What Dave is referring to is that someone who is serious about taking control of your network (like Kevin is doing) to do unauthorized things will not follow the first route he finds, or the path of least resistance, to his goal host. He will try to be clever and subtle, scout out as much information as possible, learn the “lay of the land”, identify what hosts are out there, match up to the attacker’s knowledge base of exploits, do research for more, etc, etc. The hacker that doesn’t get caught is the one that knows more about your network than you do, and he has more time than you do.

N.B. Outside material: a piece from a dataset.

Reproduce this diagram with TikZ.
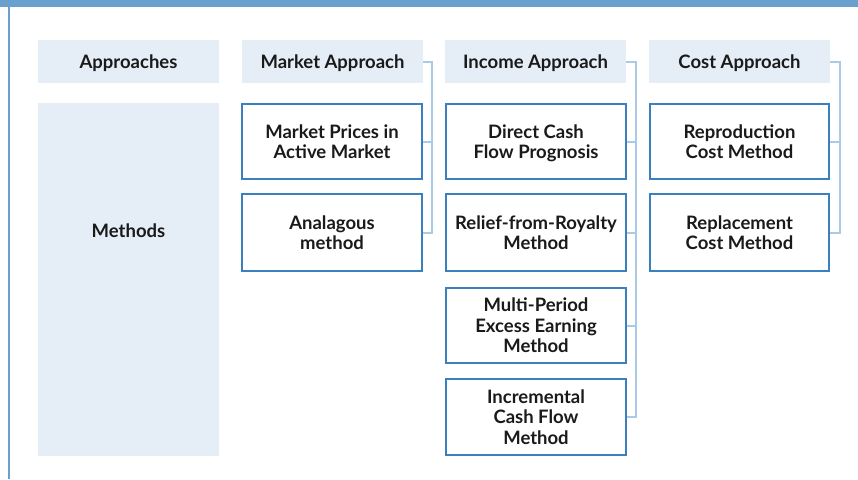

As you pointed out Ralph, the barrier to entry to actually interact with control devices without a ton of expert knowledge is very high. However, not insurmountable. Kevin, how long did you work on your project until you felt like you knew enough to for your presentation?
In my humble opinion, its the “it’ll never happen to me” attitude that caused IT a huge amount of headache until they changed their perspective and started to hammer their own stuff before the bad guys did. See Microsoft’s SDLC (also the keynote at S4) for an example of this process.
It’s probably not the first problem I’d try to tackle, and some authentication and non-repudiation mechanisms could probably help mitigate the threat without changing the controllers themselves, but now that I’ve seen Kevin’s work its on my radar and when I design mitigation solutions I’ll be thinking about this. As an industry we are moving to converged IP network that are somewhat reminisicent of the data/IPSec converagance that is happening/happened big time in the US and, well, we’re heard of VOIP in Canada
Just my 2 cents. Please, discuss and debate.
Cheers,
Frank.
Comment from Kevin Lackey
Time: April 25, 2008, 2:49 pm
Frank,
The presentation isn’t mine, it was by Jason Larsen, who is one of my ex-colleagues from INL (now at IOActive) and who is one of the foremost researches in the SCADA hacking realm.
The main gist of what I posted was not meant as a critique but merely to clarify that in order to use the ladder logic to pinpoint areas of an attack, quite often the ladder logic files themselves contain insufficient data, without correlating the data with HMI screenshots or the engineering project from the engineering workstation.
Kevin
Comment from Ralph Langner
Time: April 27, 2008, 5:08 pm
Jake, I wouldn’t have expected anything else from YOU. However, let me tell you that in respect to the population that I operate in, you are about three sigmas out on the good side. The software branch of my business, which has to do with MES middleware, regularly encounters this situation: “This PLC program can’t be touched because the guy who wrote it has left the company, and nobody else can handle it”. This way, Zombie programs that had rightfully deserved to die long ago continue to live a half-life in the shadow, fighting innovation and reusability. As for the encapsulation, many engineers are very good at unintentionally obfuscating code, up to the point where they no longer understand the code themselves. Don’t get me wrong, this is not meant as criticism, as I am well aware that the environment where such engineers lives in prohibits good coding practices.
Frank and amino, good arguments that give me an opportunity to make my point. I am not favoring security by obscurity. I also enjoyed Dave’s keynote at S4. It gave me a new insight on what really drives hackers (i.e., the need to demonstrate superiority). Anyhow, at the end of the day, we need to determine the most relevant threats for the assets under consideration. If I got Jason’s reasoning right, he asserts that (very condensed) there is a threat by hackers causing significant physical damage by re-engineering ladder logic for high energetic devices. Although this might be true in a theoretical sense, I debate that such a threat is realistic, and it is certainly not imminent. I assume that every security professional who does risk assessments will determine soft spots that had slipped the asset owner’s attention. However, we determine such soft spots only with full cooperation from the asset owner’s process engineers. Only if you put together the IT & networking stuff with the physical & chemical stuff and the logistics & economics stuff, a new picture surfaces which might include some big vulnerabilities where the asset owner’s experts say “oops…”. This is not what I call obscurity. They just didn’t ask the right questions. Questions that a highly motivated and skilled inside attacker might ask, and that can only be answered by insiders throughout the organization.
Hackers, on the other hand, are outside attackers who are motivated by, you name it, the need to demonstrate superiority. So here we have a scenario where an outsider breaks into a facility, downloads PLC code, re-engineers the ladder logic, modifies it, and launches a sophisticated attack involving big iron that he has probably never seen in action, or even seen on a photograph. He does all this because he hasn’t anything better to do, and because it improves his ego. — I don’t say that it’s impossible, I just say that it doesn’t fit the hacker profile as I understand it. The effort is so huge, the chance for success is so slim, and the risk of a police officer knocking on his door a week later is too big. In the context of threat modeling, I couldn’t attribute any realism to such a scenario. If you want to demonstrate your superiority, there are much more appealing ways, hackers. As a matter of fact, the guy who would actually pull of such an attack would no longer reasonably be called a hacker, but a terrorist, criminal, nut case, or whatever the specifics would indicate.